Below is a listing; restate from it, character for character, the lines beginning at the line holding "What React, TypeScript" and ending at the line holding "2900, 1500, 0];", both included.

**** Supplied data ****

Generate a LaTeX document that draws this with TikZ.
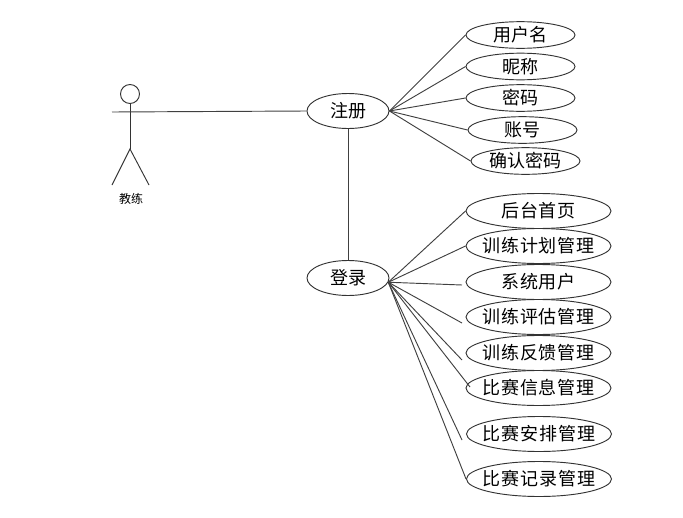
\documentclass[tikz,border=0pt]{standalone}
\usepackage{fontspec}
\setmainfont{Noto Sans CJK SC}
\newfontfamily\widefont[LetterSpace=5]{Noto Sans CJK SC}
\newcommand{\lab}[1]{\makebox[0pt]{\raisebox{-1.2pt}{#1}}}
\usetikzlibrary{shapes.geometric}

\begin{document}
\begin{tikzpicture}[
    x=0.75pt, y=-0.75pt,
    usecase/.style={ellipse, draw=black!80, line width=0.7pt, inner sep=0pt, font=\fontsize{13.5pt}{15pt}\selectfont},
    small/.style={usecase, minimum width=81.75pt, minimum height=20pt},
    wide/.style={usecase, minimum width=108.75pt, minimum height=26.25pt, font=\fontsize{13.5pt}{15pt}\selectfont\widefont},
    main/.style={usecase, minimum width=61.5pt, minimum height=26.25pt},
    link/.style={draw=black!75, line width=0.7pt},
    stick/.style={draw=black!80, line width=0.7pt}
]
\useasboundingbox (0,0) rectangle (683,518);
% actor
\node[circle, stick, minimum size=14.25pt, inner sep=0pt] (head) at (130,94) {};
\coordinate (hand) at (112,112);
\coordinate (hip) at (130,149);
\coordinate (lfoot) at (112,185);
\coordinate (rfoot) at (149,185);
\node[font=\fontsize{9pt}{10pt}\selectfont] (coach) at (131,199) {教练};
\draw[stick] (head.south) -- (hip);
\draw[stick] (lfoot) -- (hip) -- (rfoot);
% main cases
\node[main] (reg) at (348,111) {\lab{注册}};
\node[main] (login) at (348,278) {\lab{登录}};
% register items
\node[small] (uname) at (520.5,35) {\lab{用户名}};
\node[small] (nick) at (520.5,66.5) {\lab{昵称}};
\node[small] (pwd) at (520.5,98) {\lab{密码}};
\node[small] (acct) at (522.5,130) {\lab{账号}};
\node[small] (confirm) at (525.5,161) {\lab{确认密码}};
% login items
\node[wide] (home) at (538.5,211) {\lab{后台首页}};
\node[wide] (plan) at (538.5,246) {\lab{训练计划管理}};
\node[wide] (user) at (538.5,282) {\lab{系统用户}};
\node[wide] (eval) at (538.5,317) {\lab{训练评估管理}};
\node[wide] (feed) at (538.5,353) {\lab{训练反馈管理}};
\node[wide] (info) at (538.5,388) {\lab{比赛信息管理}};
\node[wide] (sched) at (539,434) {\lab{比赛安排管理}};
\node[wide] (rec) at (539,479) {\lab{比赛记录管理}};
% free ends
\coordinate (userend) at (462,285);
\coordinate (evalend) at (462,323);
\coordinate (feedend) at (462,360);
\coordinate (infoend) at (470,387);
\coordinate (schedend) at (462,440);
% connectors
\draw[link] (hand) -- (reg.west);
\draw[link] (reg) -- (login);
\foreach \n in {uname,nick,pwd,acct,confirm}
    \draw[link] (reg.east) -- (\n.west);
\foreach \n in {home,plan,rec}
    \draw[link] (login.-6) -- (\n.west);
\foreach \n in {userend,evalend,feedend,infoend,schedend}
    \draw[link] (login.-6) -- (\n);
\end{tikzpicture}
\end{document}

****
**** Supplied data ****

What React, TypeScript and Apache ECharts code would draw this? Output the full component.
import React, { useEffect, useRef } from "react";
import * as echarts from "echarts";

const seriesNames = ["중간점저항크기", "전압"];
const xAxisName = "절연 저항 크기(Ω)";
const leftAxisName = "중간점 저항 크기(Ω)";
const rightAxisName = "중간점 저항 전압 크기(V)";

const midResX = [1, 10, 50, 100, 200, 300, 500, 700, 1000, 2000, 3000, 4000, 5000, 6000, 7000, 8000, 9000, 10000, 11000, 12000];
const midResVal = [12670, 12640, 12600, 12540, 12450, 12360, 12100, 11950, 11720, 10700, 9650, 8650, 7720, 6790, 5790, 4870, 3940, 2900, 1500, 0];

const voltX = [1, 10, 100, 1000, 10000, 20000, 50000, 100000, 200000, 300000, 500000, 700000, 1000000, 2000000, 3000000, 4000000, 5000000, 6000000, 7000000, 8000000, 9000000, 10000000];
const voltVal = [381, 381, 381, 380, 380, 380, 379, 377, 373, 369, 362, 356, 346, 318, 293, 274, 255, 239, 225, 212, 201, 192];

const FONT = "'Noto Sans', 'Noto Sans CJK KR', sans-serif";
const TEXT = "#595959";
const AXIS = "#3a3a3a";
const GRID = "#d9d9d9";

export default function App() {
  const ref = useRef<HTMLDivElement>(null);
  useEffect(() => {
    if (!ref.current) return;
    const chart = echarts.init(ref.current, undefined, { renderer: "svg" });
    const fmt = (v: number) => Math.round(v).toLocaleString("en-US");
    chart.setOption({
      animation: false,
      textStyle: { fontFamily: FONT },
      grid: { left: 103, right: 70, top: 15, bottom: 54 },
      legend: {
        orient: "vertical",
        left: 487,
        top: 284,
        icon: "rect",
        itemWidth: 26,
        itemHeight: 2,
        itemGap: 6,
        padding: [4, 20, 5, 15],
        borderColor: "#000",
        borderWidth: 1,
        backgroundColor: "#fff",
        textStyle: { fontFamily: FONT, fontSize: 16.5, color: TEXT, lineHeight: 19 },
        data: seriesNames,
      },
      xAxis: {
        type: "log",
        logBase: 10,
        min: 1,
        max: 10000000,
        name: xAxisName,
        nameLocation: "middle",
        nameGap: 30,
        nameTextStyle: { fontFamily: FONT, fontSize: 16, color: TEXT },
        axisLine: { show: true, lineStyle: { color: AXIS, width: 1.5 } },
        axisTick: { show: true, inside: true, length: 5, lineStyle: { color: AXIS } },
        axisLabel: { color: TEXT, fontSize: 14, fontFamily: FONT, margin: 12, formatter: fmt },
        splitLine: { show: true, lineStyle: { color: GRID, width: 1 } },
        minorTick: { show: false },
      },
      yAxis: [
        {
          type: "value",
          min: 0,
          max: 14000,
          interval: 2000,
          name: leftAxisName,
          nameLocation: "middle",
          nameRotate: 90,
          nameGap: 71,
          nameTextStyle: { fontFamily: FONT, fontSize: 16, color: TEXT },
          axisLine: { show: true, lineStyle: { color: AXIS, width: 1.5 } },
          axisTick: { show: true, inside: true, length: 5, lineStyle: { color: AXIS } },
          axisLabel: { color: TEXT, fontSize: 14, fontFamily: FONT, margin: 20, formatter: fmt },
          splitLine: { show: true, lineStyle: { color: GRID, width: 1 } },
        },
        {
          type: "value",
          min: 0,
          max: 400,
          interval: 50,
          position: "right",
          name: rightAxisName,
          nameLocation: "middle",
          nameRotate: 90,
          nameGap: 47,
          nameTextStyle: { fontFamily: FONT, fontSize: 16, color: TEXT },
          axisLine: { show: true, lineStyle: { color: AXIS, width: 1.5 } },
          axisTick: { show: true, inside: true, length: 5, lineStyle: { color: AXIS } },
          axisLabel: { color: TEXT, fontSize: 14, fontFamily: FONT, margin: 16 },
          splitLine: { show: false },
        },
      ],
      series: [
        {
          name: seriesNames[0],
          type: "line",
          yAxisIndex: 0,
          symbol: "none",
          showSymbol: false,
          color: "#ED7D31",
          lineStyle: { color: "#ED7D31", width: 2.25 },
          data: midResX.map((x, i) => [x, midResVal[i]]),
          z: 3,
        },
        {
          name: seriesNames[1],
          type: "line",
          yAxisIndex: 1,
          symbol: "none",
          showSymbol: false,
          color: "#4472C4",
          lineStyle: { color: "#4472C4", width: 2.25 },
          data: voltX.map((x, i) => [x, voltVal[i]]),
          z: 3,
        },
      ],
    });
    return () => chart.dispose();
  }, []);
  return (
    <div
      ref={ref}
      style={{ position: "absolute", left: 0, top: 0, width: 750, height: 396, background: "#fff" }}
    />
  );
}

****

→ **Completed exercise**:
What React, TypeScript and Apache ECharts code would draw this? Output the full component.
import React, { useEffect, useRef } from "react";
import * as echarts from "echarts";

const seriesNames = ["중간점저항크기", "전압"];
const xAxisName = "절연 저항 크기(Ω)";
const leftAxisName = "중간점 저항 크기(Ω)";
const rightAxisName = "중간점 저항 전압 크기(V)";

const midResX = [1, 10, 50, 100, 200, 300, 500, 700, 1000, 2000, 3000, 4000, 5000, 6000, 7000, 8000, 9000, 10000, 11000, 12000];
const midResVal = [12670, 12640, 12600, 12540, 12450, 12360, 12100, 11950, 11720, 10700, 9650, 8650, 7720, 6790, 5790, 4870, 3940, 2900, 1500, 0];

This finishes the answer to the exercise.